++++ COLLECTED DATA
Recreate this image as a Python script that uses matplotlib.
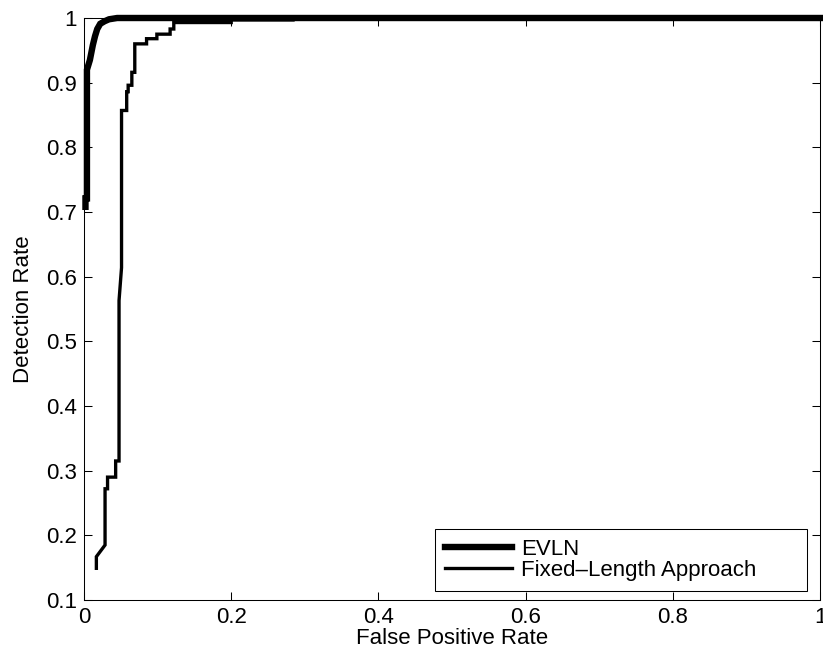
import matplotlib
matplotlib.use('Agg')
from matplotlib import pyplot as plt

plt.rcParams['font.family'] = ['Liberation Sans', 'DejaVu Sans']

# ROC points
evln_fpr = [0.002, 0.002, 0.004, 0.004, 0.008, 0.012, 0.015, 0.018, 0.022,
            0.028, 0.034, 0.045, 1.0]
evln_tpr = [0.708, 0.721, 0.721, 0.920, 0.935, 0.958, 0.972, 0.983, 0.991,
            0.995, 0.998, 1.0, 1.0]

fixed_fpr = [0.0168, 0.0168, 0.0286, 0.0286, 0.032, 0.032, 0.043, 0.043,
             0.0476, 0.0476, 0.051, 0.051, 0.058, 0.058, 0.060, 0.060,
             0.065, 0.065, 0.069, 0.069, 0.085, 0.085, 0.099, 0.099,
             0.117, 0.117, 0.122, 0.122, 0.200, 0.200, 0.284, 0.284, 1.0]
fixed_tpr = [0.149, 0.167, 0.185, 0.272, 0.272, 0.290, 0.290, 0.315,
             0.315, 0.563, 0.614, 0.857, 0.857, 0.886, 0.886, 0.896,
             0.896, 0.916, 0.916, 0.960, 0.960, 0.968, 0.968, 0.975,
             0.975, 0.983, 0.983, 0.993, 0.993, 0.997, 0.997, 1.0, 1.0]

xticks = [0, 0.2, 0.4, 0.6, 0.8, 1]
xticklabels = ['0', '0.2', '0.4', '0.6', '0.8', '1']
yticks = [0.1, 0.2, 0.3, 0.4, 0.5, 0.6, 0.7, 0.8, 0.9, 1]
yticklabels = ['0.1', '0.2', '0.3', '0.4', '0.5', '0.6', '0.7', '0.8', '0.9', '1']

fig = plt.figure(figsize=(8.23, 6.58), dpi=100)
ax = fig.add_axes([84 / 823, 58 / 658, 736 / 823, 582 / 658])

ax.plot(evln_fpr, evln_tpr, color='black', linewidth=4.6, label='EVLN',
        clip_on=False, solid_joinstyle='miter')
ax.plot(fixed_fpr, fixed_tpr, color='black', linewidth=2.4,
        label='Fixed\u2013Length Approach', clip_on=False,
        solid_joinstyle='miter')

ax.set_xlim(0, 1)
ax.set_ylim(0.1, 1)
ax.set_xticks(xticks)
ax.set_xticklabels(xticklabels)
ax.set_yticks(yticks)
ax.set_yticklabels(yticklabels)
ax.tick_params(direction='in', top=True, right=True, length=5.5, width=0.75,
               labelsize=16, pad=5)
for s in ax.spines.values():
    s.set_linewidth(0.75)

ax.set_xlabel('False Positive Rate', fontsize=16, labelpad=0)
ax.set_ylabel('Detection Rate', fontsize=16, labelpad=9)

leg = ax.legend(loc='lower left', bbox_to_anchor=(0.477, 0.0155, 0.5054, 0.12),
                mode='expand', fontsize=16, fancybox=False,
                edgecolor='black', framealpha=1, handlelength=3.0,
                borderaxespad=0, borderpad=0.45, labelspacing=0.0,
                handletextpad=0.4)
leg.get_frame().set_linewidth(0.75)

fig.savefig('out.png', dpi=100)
++++++++
_REQUIREMENTS:_
Without the pictures, return the listing above from its first line through the line that has "0.995, 0.998, 1.0, 1.0]".

_EXERCISE SOLUTION:_
Recreate this image as a Python script that uses matplotlib.
import matplotlib
matplotlib.use('Agg')
from matplotlib import pyplot as plt

plt.rcParams['font.family'] = ['Liberation Sans', 'DejaVu Sans']

# ROC points
evln_fpr = [0.002, 0.002, 0.004, 0.004, 0.008, 0.012, 0.015, 0.018, 0.022,
            0.028, 0.034, 0.045, 1.0]
evln_tpr = [0.708, 0.721, 0.721, 0.920, 0.935, 0.958, 0.972, 0.983, 0.991,
            0.995, 0.998, 1.0, 1.0]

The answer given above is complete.